High payout ratio, I’ll give you that … but then again, I’m not sure they – as a multiline insurance business – have lots of avenues for better capital allocation?
Admittedly, there’s not many Swiss companies with high yields that I would put my money in.
Since I am not very much into individual stock valuation, it’s tough to say if the stock is currently over priced or underpriced.
But overall the stock has performed decently over the last 5 years and even outperformed the SMI. So I would say unless someone bought during the 1999 period, this particular company has been a good investment
The good thing about 5% dividends is that if the company manage to stick around for 20 years then the money would be back no matter what
I was tempted to buy into Roche at 220 CHF just to test this theory. But then I realized that SPI already have a lot of Roche so didn’t want to extend the exposure. Post that stock rallied anyways and would have been great investment.

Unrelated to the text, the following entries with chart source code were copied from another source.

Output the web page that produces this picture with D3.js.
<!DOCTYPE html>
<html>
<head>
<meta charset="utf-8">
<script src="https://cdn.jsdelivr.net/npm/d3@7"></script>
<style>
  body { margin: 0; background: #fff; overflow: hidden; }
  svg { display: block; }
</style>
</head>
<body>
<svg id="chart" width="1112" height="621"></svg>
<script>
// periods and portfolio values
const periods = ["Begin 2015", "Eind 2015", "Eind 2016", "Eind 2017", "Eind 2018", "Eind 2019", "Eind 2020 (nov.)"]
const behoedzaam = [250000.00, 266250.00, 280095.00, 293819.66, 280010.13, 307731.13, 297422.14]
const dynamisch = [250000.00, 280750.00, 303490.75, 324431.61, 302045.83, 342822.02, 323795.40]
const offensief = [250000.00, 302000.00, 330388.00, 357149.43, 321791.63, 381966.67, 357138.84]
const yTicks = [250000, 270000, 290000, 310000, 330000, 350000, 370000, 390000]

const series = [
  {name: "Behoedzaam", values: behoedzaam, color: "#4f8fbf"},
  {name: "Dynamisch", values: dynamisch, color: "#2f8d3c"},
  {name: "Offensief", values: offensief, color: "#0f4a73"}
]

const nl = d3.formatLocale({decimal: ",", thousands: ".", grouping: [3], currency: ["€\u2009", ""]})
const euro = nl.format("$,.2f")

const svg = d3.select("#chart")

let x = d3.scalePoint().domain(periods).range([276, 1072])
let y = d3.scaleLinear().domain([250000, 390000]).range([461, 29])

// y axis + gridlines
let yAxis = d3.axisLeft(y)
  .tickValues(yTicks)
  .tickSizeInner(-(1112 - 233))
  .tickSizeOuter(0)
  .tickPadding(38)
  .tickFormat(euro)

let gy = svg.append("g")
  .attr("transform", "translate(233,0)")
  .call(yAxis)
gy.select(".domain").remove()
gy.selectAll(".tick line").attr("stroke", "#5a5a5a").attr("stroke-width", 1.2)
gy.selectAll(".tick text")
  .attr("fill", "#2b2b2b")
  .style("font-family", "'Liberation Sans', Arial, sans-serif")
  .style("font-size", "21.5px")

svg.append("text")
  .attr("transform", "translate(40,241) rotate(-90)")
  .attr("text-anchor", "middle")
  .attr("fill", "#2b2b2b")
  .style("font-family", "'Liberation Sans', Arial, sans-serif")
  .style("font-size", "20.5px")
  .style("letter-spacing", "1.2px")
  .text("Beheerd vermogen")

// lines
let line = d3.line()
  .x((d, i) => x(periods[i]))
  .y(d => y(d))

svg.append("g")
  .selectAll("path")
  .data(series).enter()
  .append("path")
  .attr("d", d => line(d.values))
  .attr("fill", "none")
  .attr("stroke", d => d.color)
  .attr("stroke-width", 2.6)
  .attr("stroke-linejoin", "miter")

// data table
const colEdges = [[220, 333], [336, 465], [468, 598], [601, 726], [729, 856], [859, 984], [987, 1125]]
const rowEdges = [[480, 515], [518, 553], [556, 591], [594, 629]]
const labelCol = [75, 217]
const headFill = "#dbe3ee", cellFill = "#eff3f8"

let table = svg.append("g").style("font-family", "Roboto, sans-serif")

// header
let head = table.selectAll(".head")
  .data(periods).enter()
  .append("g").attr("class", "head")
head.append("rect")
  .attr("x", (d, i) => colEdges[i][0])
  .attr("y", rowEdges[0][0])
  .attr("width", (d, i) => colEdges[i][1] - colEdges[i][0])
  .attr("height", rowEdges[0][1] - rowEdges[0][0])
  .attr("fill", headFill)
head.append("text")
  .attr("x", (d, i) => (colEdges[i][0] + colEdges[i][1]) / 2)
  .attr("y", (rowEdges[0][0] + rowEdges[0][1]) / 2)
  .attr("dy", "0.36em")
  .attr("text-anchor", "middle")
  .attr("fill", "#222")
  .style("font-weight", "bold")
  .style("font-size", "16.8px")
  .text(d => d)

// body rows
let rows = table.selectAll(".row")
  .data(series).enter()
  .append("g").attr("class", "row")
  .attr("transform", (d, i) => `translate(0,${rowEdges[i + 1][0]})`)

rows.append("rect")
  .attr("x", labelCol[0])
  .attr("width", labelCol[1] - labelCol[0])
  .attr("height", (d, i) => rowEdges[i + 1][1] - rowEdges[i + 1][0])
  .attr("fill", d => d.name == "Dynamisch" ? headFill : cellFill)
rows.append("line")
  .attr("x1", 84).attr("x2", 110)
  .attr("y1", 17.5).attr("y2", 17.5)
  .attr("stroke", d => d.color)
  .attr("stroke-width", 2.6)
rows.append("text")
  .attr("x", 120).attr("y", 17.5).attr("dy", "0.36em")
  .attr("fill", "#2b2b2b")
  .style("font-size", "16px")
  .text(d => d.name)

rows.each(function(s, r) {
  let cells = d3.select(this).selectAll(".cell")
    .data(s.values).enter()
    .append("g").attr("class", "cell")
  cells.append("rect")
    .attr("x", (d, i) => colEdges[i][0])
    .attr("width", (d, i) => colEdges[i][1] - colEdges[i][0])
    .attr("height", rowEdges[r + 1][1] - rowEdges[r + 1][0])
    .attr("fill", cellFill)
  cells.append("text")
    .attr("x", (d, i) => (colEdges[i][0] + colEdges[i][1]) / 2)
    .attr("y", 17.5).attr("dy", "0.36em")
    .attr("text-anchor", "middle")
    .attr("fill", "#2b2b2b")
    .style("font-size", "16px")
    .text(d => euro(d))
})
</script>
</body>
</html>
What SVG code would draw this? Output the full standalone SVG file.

Roche is the other position I dipped my son’s portfolio feet into in March this year …
He has no* index exposure, so I’m not bothered by Roche making up lots of the SMI/SPI.
* Ok, he has no Swiss index exposure, but owns VOO and VXUS bought at the the-world-is-ending time of the COVID crisis in early 2020. Bought them mostly for educational purposes that the rumors of the world ending were much exaggerated.